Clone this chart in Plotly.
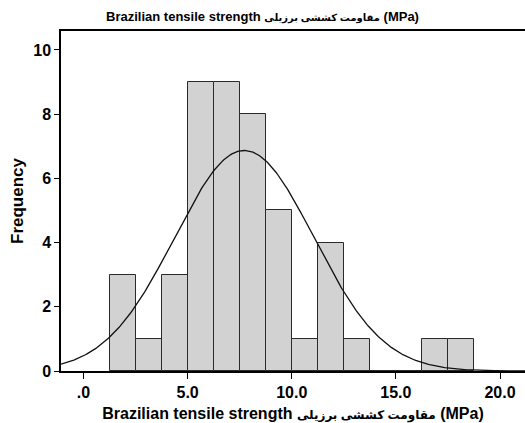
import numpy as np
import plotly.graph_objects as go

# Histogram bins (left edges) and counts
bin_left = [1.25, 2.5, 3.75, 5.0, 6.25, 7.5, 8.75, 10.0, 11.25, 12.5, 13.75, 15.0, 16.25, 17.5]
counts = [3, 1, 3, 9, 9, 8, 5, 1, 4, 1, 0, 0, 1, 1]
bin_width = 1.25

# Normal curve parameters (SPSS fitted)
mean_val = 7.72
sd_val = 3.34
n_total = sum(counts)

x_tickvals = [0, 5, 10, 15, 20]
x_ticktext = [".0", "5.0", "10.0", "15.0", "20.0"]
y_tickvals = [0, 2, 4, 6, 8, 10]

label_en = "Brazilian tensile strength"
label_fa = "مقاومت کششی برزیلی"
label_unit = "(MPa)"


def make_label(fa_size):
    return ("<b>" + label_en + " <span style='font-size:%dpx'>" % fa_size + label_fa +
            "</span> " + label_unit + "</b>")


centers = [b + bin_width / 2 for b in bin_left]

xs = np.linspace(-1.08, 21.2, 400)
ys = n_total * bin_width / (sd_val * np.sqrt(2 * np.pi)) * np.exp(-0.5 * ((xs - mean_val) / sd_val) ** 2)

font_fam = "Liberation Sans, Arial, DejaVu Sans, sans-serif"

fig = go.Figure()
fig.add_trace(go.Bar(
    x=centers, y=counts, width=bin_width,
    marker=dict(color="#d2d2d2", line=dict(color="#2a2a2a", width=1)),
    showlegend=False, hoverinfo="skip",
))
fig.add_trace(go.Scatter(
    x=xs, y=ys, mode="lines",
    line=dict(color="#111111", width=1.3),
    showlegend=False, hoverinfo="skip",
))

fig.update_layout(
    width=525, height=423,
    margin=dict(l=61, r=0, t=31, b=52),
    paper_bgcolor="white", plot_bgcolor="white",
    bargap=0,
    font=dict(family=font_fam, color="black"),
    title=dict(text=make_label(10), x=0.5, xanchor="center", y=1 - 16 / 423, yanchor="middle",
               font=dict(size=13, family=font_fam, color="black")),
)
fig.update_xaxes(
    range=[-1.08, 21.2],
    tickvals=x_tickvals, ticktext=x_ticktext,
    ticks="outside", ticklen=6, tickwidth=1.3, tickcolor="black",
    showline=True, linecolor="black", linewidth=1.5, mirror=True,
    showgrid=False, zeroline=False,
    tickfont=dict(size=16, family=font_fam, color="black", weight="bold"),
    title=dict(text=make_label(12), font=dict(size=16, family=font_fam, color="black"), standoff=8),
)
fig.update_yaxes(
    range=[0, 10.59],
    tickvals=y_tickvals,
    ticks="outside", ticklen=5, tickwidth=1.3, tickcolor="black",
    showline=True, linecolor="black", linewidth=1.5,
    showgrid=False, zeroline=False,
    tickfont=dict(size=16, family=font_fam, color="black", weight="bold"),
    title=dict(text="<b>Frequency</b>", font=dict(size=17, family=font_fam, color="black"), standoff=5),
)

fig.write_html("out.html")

____

| What the task requires |
Reproduce the whole listing word for word, setting aside any pictures.

| Right answer |
Clone this chart in Plotly.
import numpy as np
import plotly.graph_objects as go

# Histogram bins (left edges) and counts
bin_left = [1.25, 2.5, 3.75, 5.0, 6.25, 7.5, 8.75, 10.0, 11.25, 12.5, 13.75, 15.0, 16.25, 17.5]
counts = [3, 1, 3, 9, 9, 8, 5, 1, 4, 1, 0, 0, 1, 1]
bin_width = 1.25

# Normal curve parameters (SPSS fitted)
mean_val = 7.72
sd_val = 3.34
n_total = sum(counts)

x_tickvals = [0, 5, 10, 15, 20]
x_ticktext = [".0", "5.0", "10.0", "15.0", "20.0"]
y_tickvals = [0, 2, 4, 6, 8, 10]

label_en = "Brazilian tensile strength"
label_fa = "مقاومت کششی برزیلی"
label_unit = "(MPa)"


def make_label(fa_size):
    return ("<b>" + label_en + " <span style='font-size:%dpx'>" % fa_size + label_fa +
            "</span> " + label_unit + "</b>")


centers = [b + bin_width / 2 for b in bin_left]

xs = np.linspace(-1.08, 21.2, 400)
ys = n_total * bin_width / (sd_val * np.sqrt(2 * np.pi)) * np.exp(-0.5 * ((xs - mean_val) / sd_val) ** 2)

font_fam = "Liberation Sans, Arial, DejaVu Sans, sans-serif"

fig = go.Figure()
fig.add_trace(go.Bar(
    x=centers, y=counts, width=bin_width,
    marker=dict(color="#d2d2d2", line=dict(color="#2a2a2a", width=1)),
    showlegend=False, hoverinfo="skip",
))
fig.add_trace(go.Scatter(
    x=xs, y=ys, mode="lines",
    line=dict(color="#111111", width=1.3),
    showlegend=False, hoverinfo="skip",
))

fig.update_layout(
    width=525, height=423,
    margin=dict(l=61, r=0, t=31, b=52),
    paper_bgcolor="white", plot_bgcolor="white",
    bargap=0,
    font=dict(family=font_fam, color="black"),
    title=dict(text=make_label(10), x=0.5, xanchor="center", y=1 - 16 / 423, yanchor="middle",
               font=dict(size=13, family=font_fam, color="black")),
)
fig.update_xaxes(
    range=[-1.08, 21.2],
    tickvals=x_tickvals, ticktext=x_ticktext,
    ticks="outside", ticklen=6, tickwidth=1.3, tickcolor="black",
    showline=True, linecolor="black", linewidth=1.5, mirror=True,
    showgrid=False, zeroline=False,
    tickfont=dict(size=16, family=font_fam, color="black", weight="bold"),
    title=dict(text=make_label(12), font=dict(size=16, family=font_fam, color="black"), standoff=8),
)
fig.update_yaxes(
    range=[0, 10.59],
    tickvals=y_tickvals,
    ticks="outside", ticklen=5, tickwidth=1.3, tickcolor="black",
    showline=True, linecolor="black", linewidth=1.5,
    showgrid=False, zeroline=False,
    tickfont=dict(size=16, family=font_fam, color="black", weight="bold"),
    title=dict(text="<b>Frequency</b>", font=dict(size=17, family=font_fam, color="black"), standoff=5),
)

fig.write_html("out.html")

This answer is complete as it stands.